Tout le monde semble aujourd’hui d’accord pour dire que le Code du travail, devenu incompréhensible pour tout un chacun (employés comme employeurs), mérite d’être simplifié. C’est aussi votre avis ?
Bien sûr qu’il doit être simplifié, puisqu’il est devenu inutilisable, en particulier dans les PME. Mais toute la question est de savoir dans quel sens et au bénéfice de qui il doit l’être. Rappelons que le droit du travail est né, à la fin du XIXe siècle, du constat que les salariés sont, par définition, en position de faiblesse par rapport à ceux qui les emploient, et qu’il vise à rétablir un minimum d’équilibre en donnant aux premiers un certain nombre de droits. Une réforme du Code du travail qui irait en sens inverse équivaudrait donc à violer l’esprit même du droit du travail. Un accord d’entreprise ne peut valoir, par ailleurs, que s’il apporte un plus aux travailleurs par rapport à la convention de branche, celle-ci par rapport à l’accord interprofessionnel, et ce dernier par rapport à la loi. Si l’accord d’entreprise revient à faire accepter de force par les salariés de travailler toujours plus en étant toujours moins payés, en les menaçant par exemple de licenciement ou de délocalisation en cas de refus, il est évident qu’on va, là encore, à l’encontre des principes de base du droit du travail.

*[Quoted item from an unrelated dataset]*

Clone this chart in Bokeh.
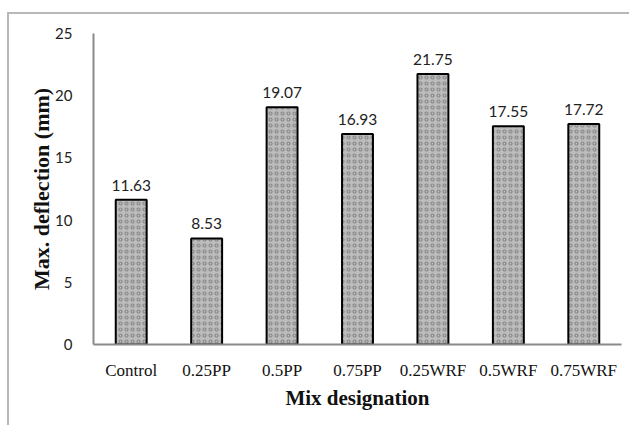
from bokeh.plotting import figure
from bokeh.layouts import column
from bokeh.models import ColumnDataSource, Range1d, FixedTicker
from bokeh.core.properties import value
from bokeh.embed import file_html
from bokeh.resources import INLINE

mixes = ["Control", "0.25PP", "0.5PP", "0.75PP", "0.25WRF", "0.5WRF", "0.75WRF"]
deflection = [11.63, 8.53, 19.07, 16.93, 21.75, 17.55, 17.72]
y_ticks = [0, 5, 10, 15, 20, 25]

src = ColumnDataSource(dict(
    x=mixes, top=deflection, label=["%.2f" % v for v in deflection]))

p = figure(x_range=mixes, y_range=Range1d(0, 25), width=620, height=411,
           output_backend="svg", toolbar_location=None,
           min_border_left=84, min_border_right=8, min_border_top=19,
           min_border_bottom=81)

p.vbar(x="x", top="top", width=0.41, source=src,
       fill_color="#bcbcbc", line_color="black", line_width=2,
       hatch_pattern="ring", hatch_color="#5e5e5e", hatch_scale=6,
       hatch_weight=1.2, hatch_alpha=0.55)

p.text(x="x", y="top", text="label", source=src, text_align="center",
       text_baseline="bottom", y_offset=-9, text_font=value("Lato"),
       text_font_size="15.5px", text_color="#222222")

p.outline_line_color = None
p.xgrid.grid_line_color = None
p.ygrid.grid_line_color = None

p.yaxis.ticker = FixedTicker(ticks=y_ticks)
p.yaxis.axis_line_color = "#8a8a8a"
p.yaxis.axis_line_width = 2
p.yaxis.major_tick_line_color = None
p.yaxis.minor_tick_line_color = None
p.yaxis.major_label_text_font = "Lato"
p.yaxis.major_label_text_font_size = "15px"
p.yaxis.major_label_text_color = "#222222"
p.yaxis.major_label_standoff = 15
p.yaxis.axis_label = "Max. deflection (mm)"
p.yaxis.axis_label_text_font = "Liberation Serif"
p.yaxis.axis_label_text_font_style = "bold"
p.yaxis.axis_label_text_font_size = "22px"
p.yaxis.axis_label_text_color = "#111111"
p.yaxis.axis_label_standoff = -2

p.xaxis.axis_line_color = "#8a8a8a"
p.xaxis.axis_line_width = 2
p.xaxis.major_tick_line_color = None
p.xaxis.minor_tick_line_color = None
p.xaxis.major_label_text_font = "Liberation Serif"
p.xaxis.major_label_text_font_size = "17px"
p.xaxis.major_label_text_color = "#111111"
p.xaxis.major_label_standoff = 10
p.xaxis.axis_label = "Mix designation"
p.xaxis.axis_label_text_font = "Liberation Serif"
p.xaxis.axis_label_text_font_style = "bold"
p.xaxis.axis_label_text_font_size = "21px"
p.xaxis.axis_label_text_color = "#111111"
p.xaxis.axis_label_standoff = 3

layout = column(p, styles={"margin-left": "7px", "margin-top": "12px",
                           "border-top": "2px solid #b8b8b8",
                           "border-left": "2px solid #b8b8b8"})

open("out.html", "w").write(file_html(layout, INLINE))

Le souhait du gouvernement est de donner plus de place aux accords collectifs au sein des entreprises. Il s’agit donc, dans l’esprit de Valls et de Macron, de favoriser les exceptions dérogatoires à la loi, ce qui est parfaitement conforme aux exigences du MEDEF, qui réclame toujours plus d’accords et de contrats, moins de lois et plus de « flexibilité », terme pudique pour désigner la précarité. Cela pose déjà un problème du point de vue de la concurrence : celle-ci ne peut qu’être faussée si certaines entreprises doivent appliquer des règles sociales dont certaines autres sont exemptées. Si le Code du travail est progressivement devenu d’une extraordinaire obésité, c’est d’ailleurs aussi parce qu’il a fallu y inclure les multiples régimes dérogatoires introduit par le législateur pour satisfaire aux exigences patronales. La complexité, en d’autres termes, s’est seulement déplacée du droit du travail à la négociation collective. Sous prétexte de simplifier le Code du travail, le risque est donc grand d’accélérer la précarité de l’emploi au détriment des salariés.